Our work colleagues are rarely the people whose influence, mentorship and life guidance in life we value the most. In fact, in most cases these are the people who stand in direct conflict with our true selves, and somewhere on the fringes are the people who matter.
These special people on the fringe are our compass, they point us to our true north.
They are the people we respect deeply, we look up to them. Sometimes we idolise them.
They inspire us, they are role models in some form.
They are often appear in our imagination, and participate in our inner conversations.
When we can, we ask for their opinions on the really profound stuff. When we hear it from them, we know it will be the truth no matter how beautiful, ugly or inconvenient.
These are not necessarily our closest friends. Sadly these are often our most neglected friendships. They take a greater effort to nurture because they also expect more of us. They challenge us. They are the relationships that grow us the most.

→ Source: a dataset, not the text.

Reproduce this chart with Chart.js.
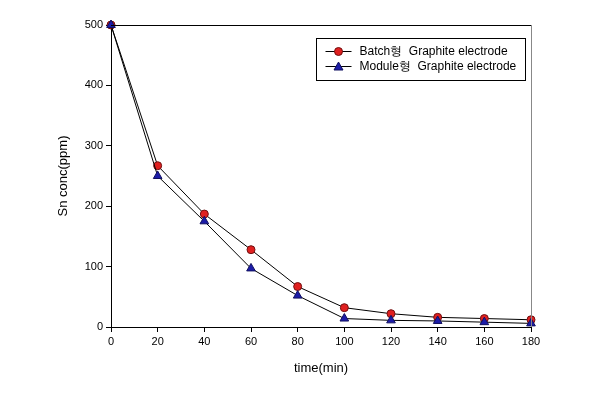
<!DOCTYPE html>
<html>
<head>
<meta charset="utf-8">
<script src="https://cdn.jsdelivr.net/npm/chart.js@4.4.0/dist/chart.umd.min.js"></script>
<style>
  html, body { margin: 0; padding: 0; background: #fff; }
  #wrap { width: 605px; height: 404px; }
</style>
</head>
<body>
<div id="wrap"><canvas id="chart" width="605" height="404"></canvas></div>
<script>
// Data
const times = [0, 20, 40, 60, 80, 100, 120, 140, 160, 180];
const batchValues = [500, 267, 187, 128, 67, 32, 22, 16, 14, 12];
const moduleValues = [500, 250, 175, 97, 52, 14, 11, 10, 8, 6];
const seriesLabels = ['Batch형  Graphite electrode', 'Module형  Graphite electrode'];
const xTicks = [0, 20, 40, 60, 80, 100, 120, 140, 160, 180];
const yTicks = [0, 100, 200, 300, 400, 500];
const xTitle = 'time(min)';
const yTitle = 'Sn conc(ppm)';

const FONT = 'Arial, "Liberation Sans", sans-serif';

const toPoints = vals => times.map((t, i) => ({ x: t, y: vals[i] }));

// top + right frame lines, axis titles and the boxed legend
const framePlugin = {
    id: 'frame',
    afterDraw(chart) {
        const { ctx, chartArea: a } = chart;
        ctx.save();
        ctx.lineWidth = 1;
        ctx.strokeStyle = '#000';
        ctx.beginPath();
        ctx.moveTo(a.left, a.top + 0.5);
        ctx.lineTo(a.right, a.top + 0.5);
        ctx.stroke();
        ctx.strokeStyle = '#888';
        ctx.beginPath();
        ctx.moveTo(a.right + 0.5, a.top);
        ctx.lineTo(a.right + 0.5, a.bottom);
        ctx.stroke();

        // axis titles
        ctx.fillStyle = '#000';
        ctx.font = '13px ' + FONT;
        ctx.textAlign = 'center';
        ctx.textBaseline = 'middle';
        ctx.fillText(xTitle, (a.left + a.right) / 2, 368);
        ctx.save();
        ctx.translate(63, (a.top + a.bottom) / 2);
        ctx.rotate(-Math.PI / 2);
        ctx.fillText(yTitle, 0, 0);
        ctx.restore();

        // legend box
        const bx = 316.5, by = 38.5, bw = 209, bh = 42;
        ctx.strokeStyle = '#000';
        ctx.fillStyle = '#fff';
        ctx.fillRect(bx, by, bw, bh);
        ctx.strokeRect(bx, by, bw, bh);
        ctx.font = '12px ' + FONT;
        ctx.textAlign = 'left';
        ctx.textBaseline = 'middle';
        chart.data.datasets.forEach((ds, i) => {
            const y = by + 13 + i * 15;
            ctx.strokeStyle = '#000';
            ctx.beginPath();
            ctx.moveTo(bx + 9, y);
            ctx.lineTo(bx + 35, y);
            ctx.stroke();
            ctx.fillStyle = ds.pointBackgroundColor;
            ctx.strokeStyle = ds.pointBorderColor;
            ctx.beginPath();
            if (ds.pointStyle === 'triangle') {
                ctx.moveTo(bx + 22, y - 4.5);
                ctx.lineTo(bx + 26.5, y + 3.5);
                ctx.lineTo(bx + 17.5, y + 3.5);
                ctx.closePath();
            } else {
                ctx.arc(bx + 22, y, 4, 0, Math.PI * 2);
            }
            ctx.fill();
            ctx.stroke();
            ctx.fillStyle = '#000';
            ctx.fillText(ds.label, bx + 43, y);
        });
        ctx.restore();
    }
};

new Chart(document.getElementById('chart').getContext('2d'), {
    type: 'scatter',
    data: {
        datasets: [{
            label: seriesLabels[0],
            data: toPoints(batchValues),
            order: 1,
            showLine: true,
            clip: false,
            borderColor: '#000',
            borderWidth: 1,
            tension: 0,
            pointStyle: 'circle',
            pointRadius: 4,
            pointBackgroundColor: '#e02020',
            pointBorderColor: '#701010',
            pointBorderWidth: 1
        }, {
            label: seriesLabels[1],
            data: toPoints(moduleValues),
            order: 0,
            showLine: true,
            clip: false,
            borderColor: '#000',
            borderWidth: 1,
            tension: 0,
            pointStyle: 'triangle',
            pointRadius: 5,
            pointBackgroundColor: '#1c1ca8',
            pointBorderColor: '#101060',
            pointBorderWidth: 1
        }]
    },
    options: {
        responsive: false,
        animation: false,
        layout: { padding: { top: 25, right: 74, left: 0, bottom: 0 } },
        plugins: { legend: { display: false }, tooltip: { enabled: false } },
        scales: {
            x: {
                type: 'linear',
                min: 0, max: 180,
                afterBuildTicks: s => { s.ticks = xTicks.map(v => ({ value: v })); },
                afterFit: s => { s.height = 77; },
                grid: { drawOnChartArea: false, drawTicks: true, tickLength: 5, color: '#000' },
                border: { display: true, color: '#000', width: 1 },
                ticks: { color: '#000', font: { family: FONT, size: 11 }, padding: 3, maxRotation: 0 }
            },
            y: {
                min: 0, max: 500,
                afterBuildTicks: s => { s.ticks = yTicks.map(v => ({ value: v })); },
                afterFit: s => { s.width = 111; },
                grid: { drawOnChartArea: false, drawTicks: true, tickLength: 5, color: '#000' },
                border: { display: true, color: '#000', width: 1 },
                ticks: { color: '#000', font: { family: FONT, size: 11 }, padding: 3 }
            }
        }
    },
    plugins: [framePlugin]
});
</script>
</body>
</html>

Who are the two, three, perhaps even five people who have made a significant difference in your life (besides your family)? When was the last time you made contact? Write down their names, then next to it write one word that describes why they matter. Do not let the sun set on this day without having made an arrangement to connect with them, and to thank them. Avoid email. Do it in person if you can, the phone or a handwritten card if they are cities away.
I am deeply grateful for this friend, and a handful of friends like her, even if I rarely see them. She reminded me that there are people we spend time with, and people we invest time in.
We need to do less of the first, and a lot more of the latter.